I should also mention, the girlfriend has a stalker of sorts she refers to as “The Caller” who keeps calling her leaving the same message over and over again. The weirdest part? He’s calling from her number. This Caller is obsessed with answering, or resolving, “one question.” (The question is asked at the end.) This Caller keeps calling her throughout the drive and the dinner at the parents’ house, but she keeps ignoring the call.
After Jake and the girlfriend leave for the night into a snowstorm, Jake inexplicably wants to stop at Dairy Queen where he doesn’t even get the Blizzard he wants. The woman who makes their drinks tells the girlfriend she’s scared for her. What is going on?! Then, even more inexplicable, Jake doesn’t want their drinks getting the cupholders sticky, so he suggests they go out of there way to stop at a nearby school and dispose of them there? He takes an inordinately long time disposing of the cups, then, when he returns, he wants to just stay there for a bit? Even though the girlfriend is bewildered by all of this, she accepts Jake’s advances when he starts kissing her. Just as it’s about to get hot and heavy, Jake flips out that the custodian inside the school is perversely watching them. He storms into the school to confront him, I suppose, leaving the girlfriend out in the cold.

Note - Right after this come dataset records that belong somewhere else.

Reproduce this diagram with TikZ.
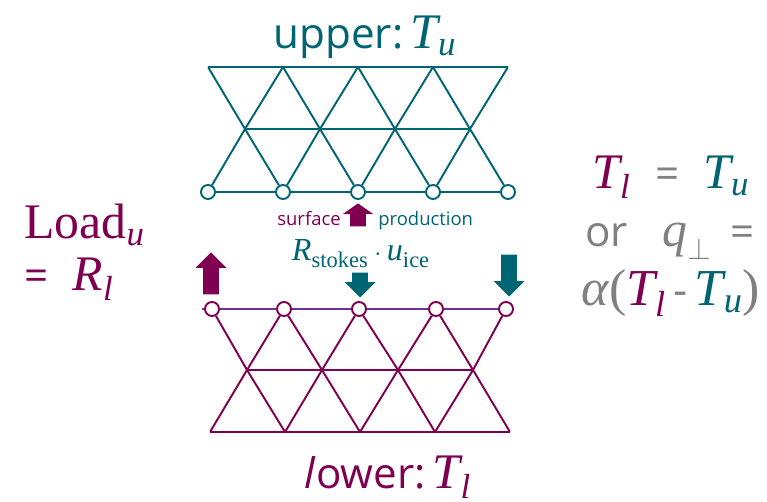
\documentclass[tikz,border=0pt]{standalone}
\usepackage{amsmath}
\usepackage{fontspec}
\setmainfont{Open Sans}
\newfontfamily\cambfont[Scale=1.18]{Liberation Serif}
\usetikzlibrary{shapes.arrows, positioning}
\definecolor{mTeal}{HTML}{006573}
\definecolor{mPlum}{HTML}{7F0050}
\definecolor{mPurple}{HTML}{7030A0}
\definecolor{mGray}{HTML}{808080}
\newcommand{\mvar}[1]{\text{\cambfont\itshape #1}}
\newcommand{\mrom}[1]{\text{\cambfont #1}}

\begin{document}
\begin{tikzpicture}[
    x=0.02cm, y=-0.02cm,
    nod/.style={draw=#1, circle, fill=white, line width=1.1pt, inner sep=0pt, minimum size=0.28cm},
    pt/.style={inner sep=0pt, minimum size=0pt},
    edge/.style={draw=#1, line width=1.1pt},
    blockup/.style={single arrow, fill=mPlum, rotate=90, inner xsep=0pt, inner ysep=0.15cm,
                    single arrow head extend=0.15cm, single arrow head indent=0pt,
                    minimum width=0.6cm, anchor=tip},
    blockdn/.style={blockup, fill=mTeal, rotate=180},
    lbl/.style={anchor=base, inner sep=0pt, font=\fontsize{#1}{#1}\selectfont},
  ]
    \useasboundingbox (0,0) rectangle (767,502);

    % Upper mesh
    \foreach \i/\px in {1/208, 2/283, 3/358, 4/433, 5/508} {
      \node[pt] (ut\i) at (\px,67) {};
      \node[nod=mTeal] (ub\i) at (\px,192) {};
    }
    \foreach \i/\px in {1/245, 2/320, 3/395, 4/470} \node[pt] (um\i) at (\px,129) {};

    \draw[edge=mTeal] (ut1) -- (ut5);
    \draw[edge=mTeal] (um1) -- (um4);
    \draw[edge=mTeal] (ub1) -- (ub2);
    \draw[edge=mTeal] (ub2) -- (ub3);
    \draw[edge=mTeal] (ub3) -- (ub4);
    \draw[edge=mTeal] (ub4) -- (ub5);
    \foreach \i [evaluate=\i as \j using int(\i+1)] in {1,2,3,4} {
      \draw[edge=mTeal] (ut\i) -- (um\i);
      \draw[edge=mTeal] (ut\j) -- (um\i);
      \draw[edge=mTeal] (ub\i) -- (um\i);
      \draw[edge=mTeal] (ub\j) -- (um\i);
    }

    % Lower mesh
    \foreach \i/\px in {1/212, 2/284, 3/359, 4/436, 5/506} \node[nod=mPlum] (lt\i) at (\px,309) {};
    \foreach \i/\px in {1/247, 2/322, 3/398, 4/473} \node[pt] (lm\i) at (\px,370) {};
    \foreach \i/\px in {1/210, 2/285, 3/360, 4/435, 5/510} \node[pt] (lb\i) at (\px,432) {};
    \coordinate (lstart) at (202,309);

    \draw[edge=mPurple] (lstart) -- (lt1);
    \draw[edge=mPurple] (lt1) -- (lt2);
    \draw[edge=mPurple] (lt2) -- (lt3);
    \draw[edge=mPurple] (lt3) -- (lt4);
    \draw[edge=mPurple] (lt4) -- (lt5);
    \draw[edge=mPlum] (lm1) -- (lm4);
    \draw[edge=mPlum] (lb1) -- (lb5);
    \foreach \i [evaluate=\i as \j using int(\i+1)] in {1,2,3,4} {
      \draw[edge=mPlum] (lt\i) -- (lm\i);
      \draw[edge=mPlum] (lt\j) -- (lm\i);
      \draw[edge=mPlum] (lb\i) -- (lm\i);
      \draw[edge=mPlum] (lb\j) -- (lm\i);
    }

    % Block arrows
    \node[blockup, minimum height=0.46cm, single arrow tip angle=110] (surf) at (358,203) {};
    \node[blockup, minimum height=0.84cm] (loadup) at (211,252) {};
    \node[blockdn, minimum height=0.5cm] (stokes) at (360,298) {};
    \node[blockdn, minimum height=0.84cm] (outdn) at (509,297) {};

    % Labels
    \node[lbl=24, text=mTeal] (upper) at (365,49) {upper:\,$\mvar{T}_{\mvar{u}}$};
    \node[lbl=24, text=mPlum] (lower) at (388,489) {\textit{l}ower:\,$\mvar{T}_{\mvar{l}}$};
    \node[lbl=10.5, text=mPlum, anchor=base east] (surface) at (341,226) {surface};
    \node[lbl=10.5, text=mTeal, anchor=base west] (prod) at (378,226) {production};
    \node[lbl=15.5, text=mTeal] (rstokes) at (361,261) {$\mvar{R}_{\mrom{stokes}}\cdot \mvar{u}_{\mrom{ice}}$};

    \node[lbl=24, text=mPlum, anchor=base west] (load) at (24,239) {{\cambfont Load}$_{\mvar{u}}$};
    \node[lbl=24, text=mPlum, anchor=base west] (rl) at (24,291) {$\text{=}\;\;\mvar{R}_{\mvar{l}}$};

    \node[lbl=24, text=mGray] (eq1) at (671,189) {$\textcolor{mPlum}{\mvar{T}_{\mvar{l}}}\;\;\text{=}\;\;\textcolor{mTeal}{\mvar{T}_{\mvar{u}}}$};
    \node[lbl=24, text=mGray] (eq2) at (670,247) {or\;\; $\mvar{q}_\perp$\;\,=};
    \node[lbl=25, text=mGray] (eq3) at (671,306) {$\mvar{α}\text{\cambfont (}\textcolor{mPlum}{\mvar{T}_{\mvar{l}}}$\,-\,$\textcolor{mTeal}{\mvar{T}_{\mvar{u}}}\text{\cambfont )}$};
  \end{tikzpicture}
\end{document}
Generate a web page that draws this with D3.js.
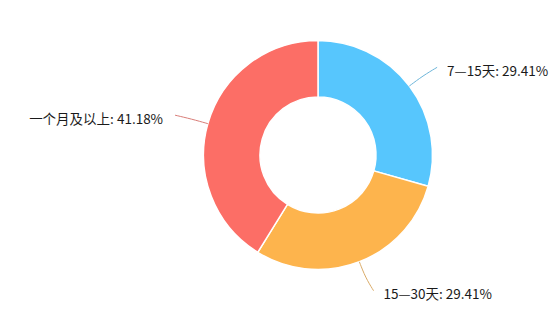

I should reiterate at this point that the unnamed girlfriend has gone back and forth on whether to “end things” with Jake. Sometimes, she thinks she should have and this was all a mistake. Other times, she thinks Jake is quite swell and very intelligent. Also, throughout these scenes with Jake and the girlfriend, are short intermissions were unnamed parties are discussing a man who turned violent and what it portends for them. Those are the parts I definitely want to go back and re-read.
Anyhow, the girlfriend goes into the school after Jake and that’s when everything truly goes off the rails, with the girlfriend seeming to lose her mind. But in losing her mind, she rejoins her mind with Jake. That’s right, all of the book, including meeting the parents (who are actually dead), occurred inside Jake’s mind. I think. Prior, the “girlfriend” explained that she and Jake met in a pub. In Jake’s new telling, he never gave the girl his number and wonders what would have happened had he done so.
At the end of the book is a four-and-a-half page repetition of the same question, which I figure must be the question to be resolved: What are you waiting for? That’s when Jake “ends things” with a suicide, as I originally suspected the title meant.
What a mind-bender, and I’m not even sure I’m interpreting it correctly. But everything being inside Jake’s head makes sense of the title, “The Caller,” the stream of consciousness nature of the “conversation” with the girlfriend, the awkward parents because they’re dead, and the climactic mental unraveling at the school before committing suicide. This all makes Reid’s book more clever than it may have initially seemed.
I’d love to hear what others think about it! I’ll definitely have to dig deeper into the book again, though, and other books by Reid.